With a year of base rate rises and the shock impact of the credit crisis behind us, the mortgage market is in an unusual equilibrium whereby fixed and variable deals are being priced more or less the same.
The mortgage market has moved back to the state we saw 18 months ago, whereby fixed rate deals no longer come at a premium, and can sometimes cost less than a discounted deal. With increases to variable rates of late, combined with a reduction in fixed rates, there's now little difference between the cost of a fixed rate or variable rate mortgage deal.
With base rates forecast to either remain on hold at 5.75% or fall in the forthcoming months, the current mortgage market is reflecting this. Variable rate mortgages are now attractive for those people who are happy not to fix their monthly mortgage repayments and want to capitalise on any downward movements to the base rate.
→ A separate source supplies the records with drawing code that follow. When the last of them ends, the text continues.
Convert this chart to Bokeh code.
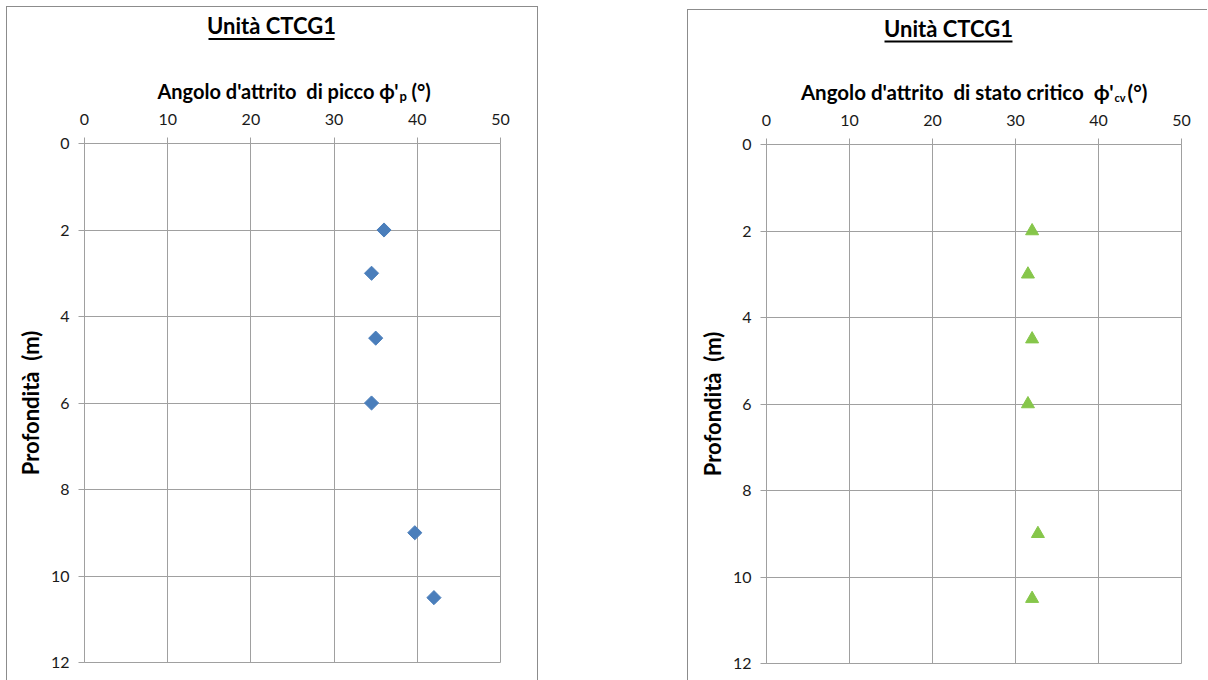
from bokeh.plotting import figure
from bokeh.layouts import row, column
from bokeh.models import Range1d, FixedTicker
from bokeh.core.properties import value
from bokeh.embed import file_html
from bokeh.resources import INLINE

# Depth of each test (m)
depth = [2, 3, 4.5, 6, 9, 10.5]
# Peak friction angle (deg)
phi_peak = [36, 34.5, 35, 34.5, 39.7, 42]
# Critical state friction angle (deg)
phi_cv = [32, 31.5, 32, 31.5, 32.7, 32]

x_ticks = [0, 10, 20, 30, 40, 50]
y_ticks = [0, 2, 4, 6, 8, 10, 12]

unit_title = "Unità CTCG1"
y_title = "Profondità\u00a0 (m)"

FONT = "Lato"
GRID = "#a0a0a0"
FRAME = "#8c8c8c"


def make_header(width, height, border_left, frame_w, title_cx, title_base, ul_half, ul_y,
                main_txt, main_right, base_y, sub_txt, sub_left, sub_base, sub_size, deg_left,
                label_size):
    """Header strip above a panel: underlined unit title and the x-axis title.
    Its frame lines up with the panel frame below; x and y are pixels from the
    frame's left edge and from the strip's top."""
    h = figure(width=width, height=height, frame_width=frame_w, frame_height=height,
               x_range=Range1d(0, frame_w), y_range=Range1d(height, 0),
               x_axis_location=None, y_axis_location=None, output_backend="svg",
               toolbar_location=None, min_border=0, min_border_left=border_left,
               min_border_right=width - border_left - frame_w,
               min_border_top=0, min_border_bottom=0)
    h.outline_line_color = None
    h.xgrid.visible = False
    h.ygrid.visible = False
    h.text(x=[title_cx], y=[title_base], text=[unit_title], text_align="center",
           text_baseline="alphabetic", text_font=value(FONT), text_font_style="bold",
           text_font_size="22px", text_color="#000000")
    h.segment(x0=[title_cx - ul_half], y0=[ul_y], x1=[title_cx + ul_half], y1=[ul_y],
              line_color="#000000", line_width=2)
    h.text(x=[main_right], y=[base_y], text=[main_txt], text_align="right",
           text_baseline="alphabetic", text_font=value(FONT), text_font_style="bold",
           text_font_size=label_size, text_color="#000000")
    h.text(x=[sub_left], y=[sub_base], text=[sub_txt], text_align="left",
           text_baseline="alphabetic", text_font=value(FONT), text_font_style="bold",
           text_font_size=sub_size, text_color="#000000")
    h.text(x=[deg_left], y=[base_y], text=["(°)"], text_align="left",
           text_baseline="alphabetic", text_font=value(FONT), text_font_style="bold",
           text_font_size=label_size, text_color="#000000")
    return h


def make_panel(width, height, border_left, border_top, frame_w, frame_h):
    p = figure(width=width, height=height, frame_width=frame_w, frame_height=frame_h,
               x_range=Range1d(0, 50), y_range=Range1d(12, 0),
               x_axis_location="above", output_backend="svg", toolbar_location=None,
               min_border_left=border_left, min_border_top=border_top,
               min_border_right=width - border_left - frame_w,
               min_border_bottom=height - border_top - frame_h)
    p.outline_line_color = GRID
    p.background_fill_color = "white"
    p.border_fill_color = "white"
    for ax in (p.xaxis[0], p.yaxis[0]):
        ax.axis_line_color = GRID
        ax.major_tick_line_color = GRID
        ax.minor_tick_line_color = None
        ax.major_tick_in = 0
        ax.major_label_text_font = FONT
        ax.major_label_text_font_size = "16px"
        ax.major_label_text_color = "#1a1a1a"
    p.xaxis.ticker = FixedTicker(ticks=x_ticks)
    p.yaxis.ticker = FixedTicker(ticks=y_ticks)
    p.xaxis.major_tick_out = 6
    p.xaxis.major_label_standoff = 13
    p.yaxis.major_tick_out = 6
    p.yaxis.major_label_standoff = 9
    p.yaxis.axis_label = y_title
    p.yaxis.axis_label_text_font = FONT
    p.yaxis.axis_label_text_font_style = "bold"
    p.yaxis.axis_label_text_font_size = "22px"
    p.yaxis.axis_label_text_color = "#000000"
    p.yaxis.axis_label_standoff = 4
    p.xgrid.ticker = FixedTicker(ticks=x_ticks)
    p.ygrid.ticker = FixedTicker(ticks=y_ticks)
    p.xgrid.grid_line_color = GRID
    p.ygrid.grid_line_color = GRID
    return p


# Left panel: peak friction angle
h1 = make_header(530, 98, 77, 416, 187, 18, 63, 31.5,
                 "Angolo d'attrito\u00a0 di picco ϕ'", 314, 83, "p", 315, 88, "13px", 327,
                 "20px")
p1 = make_panel(530, 575, 77, 38, 416, 519)
p1.scatter(phi_peak, depth, marker="square", angle=0.785398, size=10,
           fill_color="#4a7ebb", line_color="#4a7ebb")
left = column(h1, p1, spacing=0, margin=(6, 0, 0, 6),
              styles={"border-top": "1px solid %s" % FRAME,
                      "border-left": "1px solid %s" % FRAME,
                      "border-right": "1px solid %s" % FRAME})

# Right panel: critical state friction angle
h2 = make_header(519, 95, 78, 415, 182, 18, 64, 31,
                 "Angolo d'attrito\u00a0 di stato critico\u00a0 ϕ'", 347, 81, "cv", 348, 87,
                 "11px", 361, "20.5px")
p2 = make_panel(519, 575, 78, 39, 415, 519)
p2.scatter(phi_cv, depth, marker="triangle", size=13,
           fill_color="#86c64a", line_color="#86c64a")
right = column(h2, p2, spacing=0, margin=(9, 0, 0, 149),
               styles={"border-top": "1px solid %s" % FRAME,
                       "border-left": "1px solid %s" % FRAME})

layout = row(left, right, spacing=0)
open("out.html", "w").write(file_html(layout, INLINE))
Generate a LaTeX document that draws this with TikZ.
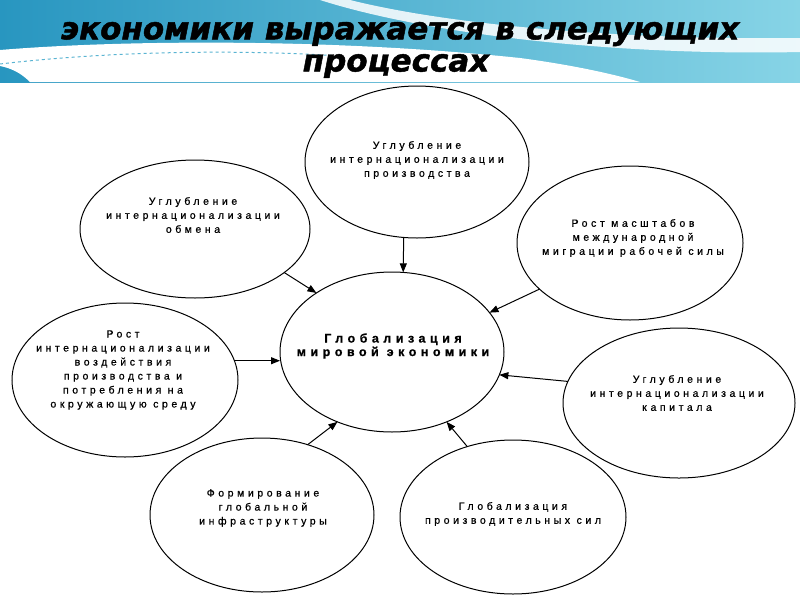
\documentclass[tikz,border=0pt]{standalone}
\usepackage{fontspec}
\setmainfont{Liberation Sans}
\newfontfamily\bubfont[LetterSpace=34,FakeBold=0.7]{Liberation Sans}
\newfontfamily\cenfont[LetterSpace=36,FakeBold=0.8]{Liberation Sans}
\newfontfamily\titlefont[BoldItalicFont={DejaVu Sans Bold Oblique},BoldItalicFeatures={FakeBold=1.5}]{DejaVu Sans}
\usetikzlibrary{arrows.meta,shapes.geometric}
\definecolor{banddark}{RGB}{40,150,192}
\definecolor{bandlight}{RGB}{135,212,230}
\definecolor{bandline}{RGB}{90,180,210}
\begin{document}
\begin{tikzpicture}[x=1pt,y=-1pt,
  bub/.style={draw=black, line width=1pt, ellipse, inner sep=0pt, outer sep=0pt},
  btxt/.style={align=center, font=\bubfont\fontsize{10.5}{14}\selectfont, inner sep=0pt},
  ctxt/.style={align=center, font=\cenfont\bfseries\fontsize{12.5}{13.5}\selectfont, inner sep=0pt},
  ttl/.style={font=\titlefont\bfseries\itshape\fontsize{31}{36}\selectfont, inner sep=0pt},
  arr/.style={-{Triangle[length=9pt,width=7pt]}, line width=1pt},
]
\useasboundingbox (0,0) rectangle (800,600);
\fill[white] (0,0) rectangle (800,600);
% title band
\shade[left color=banddark, right color=bandlight] (0,0) rectangle (800,82);
\fill[white, opacity=0.85] (350,0) .. controls (450,25) and (620,40) .. (800,38) -- (800,52) .. controls (620,56) and (430,35) .. (320,0) -- cycle;
\fill[white] (0,50) .. controls (120,40) and (330,38) .. (520,58) .. controls (580,66) and (620,76) .. (640,82) -- (30,82) .. controls (20,72) and (10,68) .. (0,66) -- cycle;
\draw[bandline, line width=1pt, dashed] (0,64) .. controls (120,50) and (250,50) .. (340,56);
\node[ttl] (title1) at (400,34) {экономики выражается в следующих};
\node[ttl] (title2) at (396,66) {процессах};
% bubbles
\node[bub, minimum width=224pt, minimum height=152pt] (e1) at (417,162) {};
\node[bub, minimum width=230pt, minimum height=138pt] (e2) at (195,229) {};
\node[bub, minimum width=226pt, minimum height=154pt] (e3) at (630,243) {};
\node[bub, minimum width=224pt, minimum height=160pt] (cen) at (392,352) {};
\node[bub, minimum width=226pt, minimum height=154pt] (e5) at (125,380) {};
\node[bub, minimum width=232pt, minimum height=150pt] (e6) at (679,403) {};
\node[bub, minimum width=224pt, minimum height=154pt] (e7) at (262,515) {};
\node[bub, minimum width=226pt, minimum height=154pt] (e8) at (513,517) {};
% texts
\node[btxt] (l1) at (417,160) {Углубление\\интернационализации\\производства};
\node[btxt] (l2) at (193,215) {Углубление\\интернационализации\\обмена};
\node[btxt] (l3) at (633,238) {Рост масштабов\\международной\\миграции рабочей силы};
\node[ctxt] (lc) at (393,346) {Глобализация\\мировой экономики};
\node[btxt] (l5) at (123,370) {Рост\\интернационализации\\воздействия\\производства и\\потребления на\\окружающую среду};
\node[btxt] (l6) at (677,393) {Углубление\\интернационализации\\капитала};
\node[btxt] (l7) at (263,508) {Формирование\\глобальной\\инфраструктуры};
\node[btxt] (l8) at (513,514) {Глобализация\\производительных сил};
% arrows
\draw[arr] (e1.260) -- (cen.82);
\draw[arr] (e2.334) -- (cen.142);
\draw[arr] (e3.207) -- (cen.22);
\draw[arr] (e5.10) -- (e5.10 -| cen.west);
\draw[arr] (e6.169) -- (cen.348);
\draw[arr] (e7.57) -- (cen.232);
\draw[arr] (e8.123) -- (cen.308);
\end{tikzpicture}
\end{document}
Perhaps the levelling of cost between fixed and variable rates is not what Alistair Darling wants to see. His solution to housing affordability sits strongly with encouraging long term fixed deals. With the difference in cost now not even a consideration when choosing between a fixed or variable deal, it's an ideal opportunity for borrowers to choose a deal based on their individual needs and predictions of future base rate changes.
However should any external influence hit the market, particularly with a rate change, the scales will tilt and this equilibrium is sure to be short lived.